During my master thesis i compared the influence of different grid-resolutions on the results. The model was not calibrated and i used just the default values. I compared 0.5m, 1m, 5m, 10m and 20m. The difference from the soil loss only is not that big. About 18% between 0.5m and 20m. The difference from the export results are significant.
It shows the sensitivity when it comes to grid resolution, but also just the required calibration for models like this.
Thanks for sharing this. Did you have DEMs for each of these resolutions or did you resample? I’d also be curious to look at the routing paths or created stream layers for each of these. I could see how having too fine a resolution could be problematic.
I had a DEM for the catchment (31km²) with a resolution of 0.5m x 0.5m (Airborne Laser Scanning). I just resampled the data.
so can you explain what causes these inaccuracies?
in the formula for the LS-factor the grid cell linear dimension D is used. this has obviously a major impact at the result.
Hi @bastian87, there are a lot of factors in play when the resolution changes. A few years ago we did a study on this aspect as well as other biophysical aspects of the SDR. You might find the paper helpful: https://www.researchgate.net/profile/Kim_Falinski/publication/311959706_Sediment_delivery_modeling_in_practice_Comparing_the_effects_of_watershed_characteristics_and_data_resolution_across_hydroclimatic_regions/links/5a18ccc10f7e9be37f9762ea/Sediment-delivery-modeling-in-practice-Comparing-the-effects-of-watershed-characteristics-and-data-resolution-across-hydroclimatic-regions.pdf I believe you can see the behavior you’re describing in Figure 5.
There are a number of issues you could point to as to the cause. @dcdenu4 raises a good point that a change in the DEM resolution could change the flowpaths, and this model is particularly sensitive to the landcover type the flowpaths trace. If a finer resolution routed through a few highly retentive pixels but then a coarser one changed that flow – or even worse, lost those highly retentive pixels during resampling – you could expect a significant change in your output. A good way to sniff out this issue is to compare the flow accumulation maps, stream maps, resampled landcover maps and see if there’s something visually obvious. You could also take the difference of an export layer map with the coarser map and look at the hotspots, maybe they point to an issue?
There’s always numerical discretization error to consider, but with your cell sizes I wouldn’t expect that to be an issue, you’d only see that if you got too coarse.
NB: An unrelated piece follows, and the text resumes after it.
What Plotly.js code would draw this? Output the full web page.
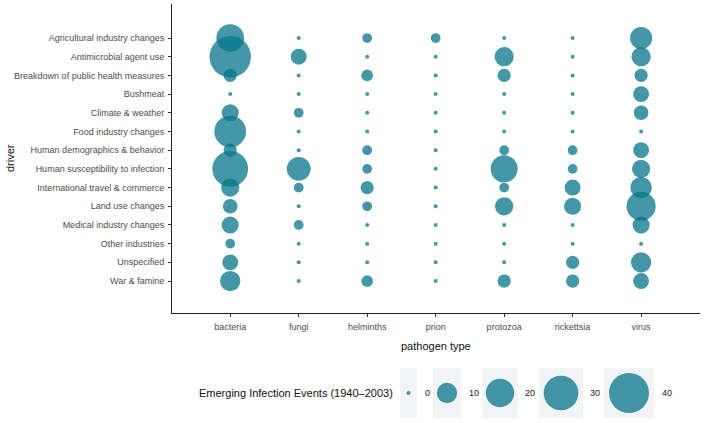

The last thing I think about is the mathematical model behind SDR. From what I recall, SDR is derived from “landscape level” measurements, say dozens of meters on a slope or something bigger on a small watershed. That would mean this model is not necessarily governed by an underlying PDE that could be continuously refined to have smaller and smaller cells for more accuracy. I suspect that SDR-like behavior would not be observed in an experimental setting for very small patches of landscape (say, less than 3 meters or so). I’m mentioning this since it seems your baseline was a 0.5 m grid cell. This is just my educated suspicion, but I’ve often wondered if having a little bit coarser grid size near the scale the science was defined would give a better modeling result for SDR.
Anyway, I hope that’s useful! And I’d love to take a look at your Master’s thesis if you’d like to post it here!